> _TASK INSTRUCTIONS_
For the entries below, copy exactly the line that contains "Clone this chart in seaborn and matplotlib." through the line that contains "import pandas as pd", both ends included, and exclude all pictures.

(Entries with chart source code)
---

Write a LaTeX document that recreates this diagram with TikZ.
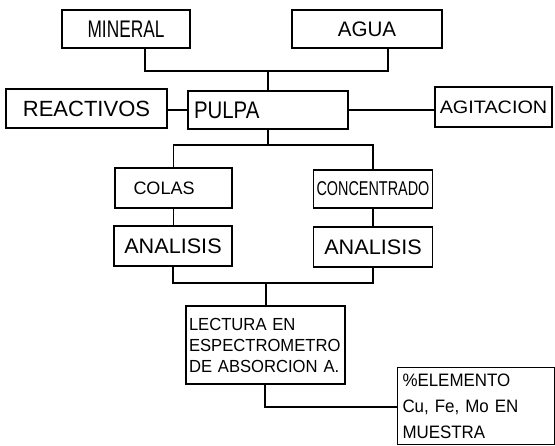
\documentclass[tikz,border=0pt]{standalone}
\usepackage{fontspec}
\setmainfont{Liberation Sans}
\newcommand\hw[3]{\fontspec{Liberation Sans}[FakeStretch=#3]\fontsize{#1}{#2}\selectfont}
\begin{document}
\begin{tikzpicture}[x=1pt,y=-1pt,
  box/.style={draw, line width=1.4pt, rectangle, inner sep=4pt},
  conn/.style={line width=1.4pt}]
\useasboundingbox (0,0) rectangle (555,446);
\node[box, minimum width=128pt, minimum height=38pt, font=\hw{24}{26}{0.72}] (mineral) at (126,29) {MINERAL};
\node[box, minimum width=150pt, minimum height=38pt, font=\hw{21}{24}{0.98}] (agua) at (367,29) {AGUA};
\node[box, minimum width=160pt, minimum height=38pt, text width=148pt, align=left, font=\hw{24}{26}{0.85}] (pulpa) at (268,110) {PULPA};
\node[box, minimum width=161pt, minimum height=39pt, font=\hw{22}{24}{1.0}] (reactivos) at (86.5,108.5) {REACTIVOS};
\node[box, minimum width=117pt, minimum height=40pt, inner sep=1pt, font=\hw{18}{20}{1.1}] (agitacion) at (493.5,107) {AGITACION};
\node[box, minimum width=117pt, minimum height=40pt, text width=80pt, align=left, font=\hw{18}{20}{1.0}] (colas) at (173.5,188) {COLAS};
\node[box, minimum width=119pt, minimum height=38pt, inner sep=1pt, font=\hw{20}{22}{0.72}] (conc) at (373,189) {CONCENTRADO};
\node[box, minimum width=118pt, minimum height=40pt, font=\hw{21}{24}{1.03}] (an1) at (173,246) {ANALISIS};
\node[box, minimum width=119pt, minimum height=40pt, font=\hw{21}{24}{1.03}] (an2) at (373,247) {ANALISIS};
\node[box, minimum width=159pt, minimum height=78pt, text width=153pt, align=left, inner sep=3pt, font=\hw{17.5}{21}{0.95}] (lectura) at (265.5,345) {LECTURA EN\\ESPECTROMETRO\\DE ABSORCION A.};
\node[box, minimum width=157pt, minimum height=77pt, text width=147pt, align=left, inner sep=4pt, font=\hw{18}{26}{0.94}] (elem) at (476,406) {\%ELEMENTO\\Cu, Fe, Mo EN\\MUESTRA};
\coordinate (j1) at (268,71);
\coordinate (j2) at (268,145);
\coordinate (j3) at (266,283);
\coordinate (j4) at (265,407);
\draw[conn] ([xshift=19pt]mineral.south) |- (j1);
\draw[conn] ([xshift=21pt]agua.south) |- (j1);
\draw[conn] (j1) -- (j1 |- pulpa.north);
\draw[conn] (reactivos.east |- pulpa.west) -- (pulpa.west);
\draw[conn] (pulpa.east) -- (pulpa.east -| agitacion.west);
\draw[conn] (j2 |- pulpa.south) -- (j2);
\draw[conn] (colas.north) |- (j2) -| (conc.north);
\draw[conn] (colas.south) -- (colas.south |- an1.north);
\draw[conn] (conc.south) -- (conc.south |- an2.north);
\draw[conn] (an1.south) |- (j3) -| (an2.south);
\draw[conn] (j3) -- (j3 |- lectura.north);
\draw[conn] (j4 |- lectura.south) -- (j4) -- (j4 -| elem.west);
\end{tikzpicture}
\end{document}
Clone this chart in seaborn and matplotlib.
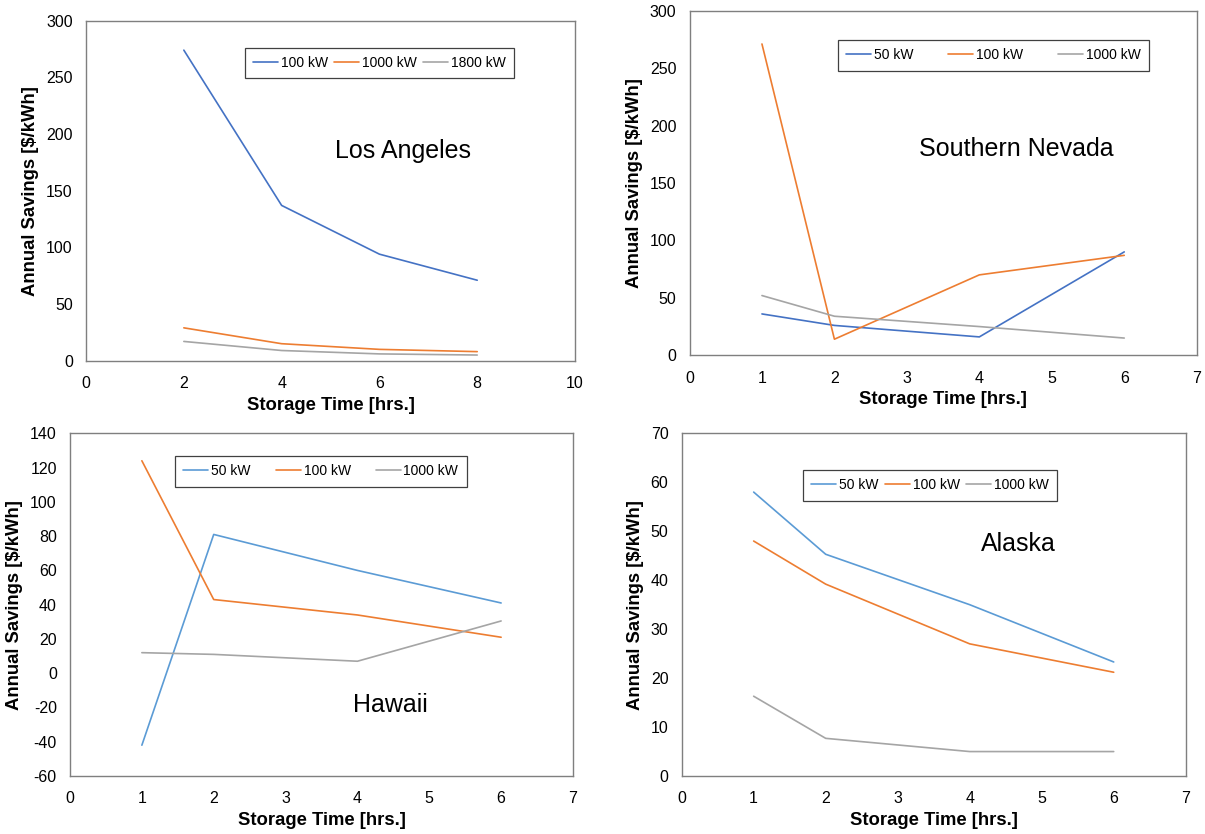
import matplotlib
matplotlib.use("Agg")
import matplotlib.pyplot as plt
import seaborn as sns
import pandas as pd

# Storage time points (hours) and annual savings ($/kWh) per region
la_hours = [2, 4, 6, 8]
la_100kw = [274, 137, 94, 71]
la_1000kw = [29, 15, 10, 8]
la_1800kw = [17, 9, 6, 5]

nv_hours = [1, 2, 4, 6]
nv_50kw = [36, 26, 16, 90]
nv_100kw = [271, 14, 70, 87]
nv_1000kw = [52, 34, 25, 15]

hi_hours = [1, 2, 4, 6]
hi_50kw = [-42, 81, 60, 41]
hi_100kw = [124, 43, 34, 21]
hi_1000kw = [12, 11, 7, 30.5]

ak_hours = [1, 2, 4, 6]
ak_50kw = [58, 45.3, 35, 23.3]
ak_100kw = [48, 39.2, 27, 21.2]
ak_1000kw = [16.3, 7.7, 5, 5]

BLUE_DARK = "#4472C4"
BLUE_LIGHT = "#5B9BD5"
ORANGE = "#ED7D31"
GRAY = "#A5A5A5"
SPINE = "#7F7F7F"

sns.set_style("white")
plt.rcParams["font.family"] = ["Liberation Sans", "DejaVu Sans"]
plt.rcParams["axes.unicode_minus"] = False
plt.rcParams["text.color"] = "black"
plt.rcParams["axes.labelcolor"] = "black"


def long_frame(hours, series):
    rows = []
    for name, vals in series.items():
        for h, v in zip(hours, vals):
            rows.append({"hours": h, "savings": v, "size": name})
    return pd.DataFrame(rows)


def draw_panel(rect, hours, series, colors, xlim, xticks, ylim, yticks,
               region, region_xy, legend_anchor, colspacing,
               ytick_dir="out"):
    ax = fig.add_axes(rect)
    df = long_frame(hours, series)
    sns.lineplot(data=df, x="hours", y="savings", hue="size",
                 palette=dict(zip(series.keys(), colors)),
                 hue_order=list(series.keys()), linewidth=1.2, ax=ax,
                 legend=True)
    ax.set_xlim(*xlim)
    ax.set_ylim(*ylim)
    ax.set_xticks(xticks)
    ax.set_yticks(yticks)
    ax.tick_params(axis="x", direction="in", length=5, width=0.8,
                   colors=SPINE, labelcolor="black", labelsize=11.5,
                   pad=11)
    if ytick_dir == "out":
        ax.tick_params(axis="y", direction="out", length=6, width=0.8,
                       colors=SPINE, labelcolor="black", labelsize=11.5,
                       pad=3.5)
    else:
        ax.tick_params(axis="y", direction="in", length=6, width=0.8,
                       colors=SPINE, labelcolor="black", labelsize=11.5,
                       pad=9.5)
    for sp in ax.spines.values():
        sp.set_visible(True)
        sp.set_color(SPINE)
        sp.set_linewidth(1.0)
    ax.set_xlabel("Storage Time [hrs.]", fontsize=13.3, fontweight="bold",
                  labelpad=4)
    ax.set_ylabel("Annual Savings [$/kWh]", fontsize=13.3,
                  fontweight="bold", labelpad=5)
    ax.text(region_xy[0], region_xy[1], region, transform=ax.transAxes,
            ha="center", va="center", fontsize=18, color="black")
    handles, labels = ax.get_legend_handles_labels()
    leg = ax.legend(handles, labels, ncol=3, loc="upper left",
                    bbox_to_anchor=legend_anchor, frameon=True,
                    fancybox=False, edgecolor="#404040", fontsize=10,
                    handlelength=1.8, handletextpad=0.2,
                    columnspacing=colspacing, borderpad=0.6,
                    borderaxespad=0, framealpha=1)
    leg.get_frame().set_linewidth(0.9)
    for t in leg.get_texts():
        t.set_color("black")
    return ax


fig = plt.figure(figsize=(12.05, 8.34), dpi=100)

draw_panel([0.0714, 0.5675, 0.4058, 0.4077], la_hours,
           {"100 kW": la_100kw, "1000 kW": la_1000kw, "1800 kW": la_1800kw},
           [BLUE_DARK, ORANGE, GRAY], (0, 10), range(0, 11, 2),
           (0, 300), range(0, 301, 50), "Los Angeles", (0.648, 0.618),
           (0.325, 0.921), 0.45)

draw_panel([0.5722, 0.5740, 0.4209, 0.4132], nv_hours,
           {"50 kW": nv_50kw, "100 kW": nv_100kw, "1000 kW": nv_1000kw},
           [BLUE_DARK, ORANGE, GRAY], (0, 7), range(0, 8),
           (0, 300), range(0, 301, 50), "Southern Nevada", (0.645, 0.598),
           (0.293, 0.915), 2.5, ytick_dir="in")

draw_panel([0.0581, 0.0695, 0.4174, 0.4109], hi_hours,
           {"50 kW": hi_50kw, "100 kW": hi_100kw, "1000 kW": hi_1000kw},
           [BLUE_LIGHT, ORANGE, GRAY], (0, 7), range(0, 8),
           (-60, 140), range(-60, 141, 20), "Hawaii", (0.636, 0.208),
           (0.209, 0.934), 1.8)

draw_panel([0.5657, 0.0695, 0.4183, 0.4109], ak_hours,
           {"50 kW": ak_50kw, "100 kW": ak_100kw, "1000 kW": ak_1000kw},
           [BLUE_LIGHT, ORANGE, GRAY], (0, 7), range(0, 8),
           (0, 70), range(0, 71, 10), "Alaska", (0.669, 0.676),
           (0.241, 0.893), 0.45)

fig.savefig("out.png", dpi=100)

---

> _SOLUTION FOR THIS TASK_
Clone this chart in seaborn and matplotlib.
import matplotlib
matplotlib.use("Agg")
import matplotlib.pyplot as plt
import seaborn as sns
import pandas as pd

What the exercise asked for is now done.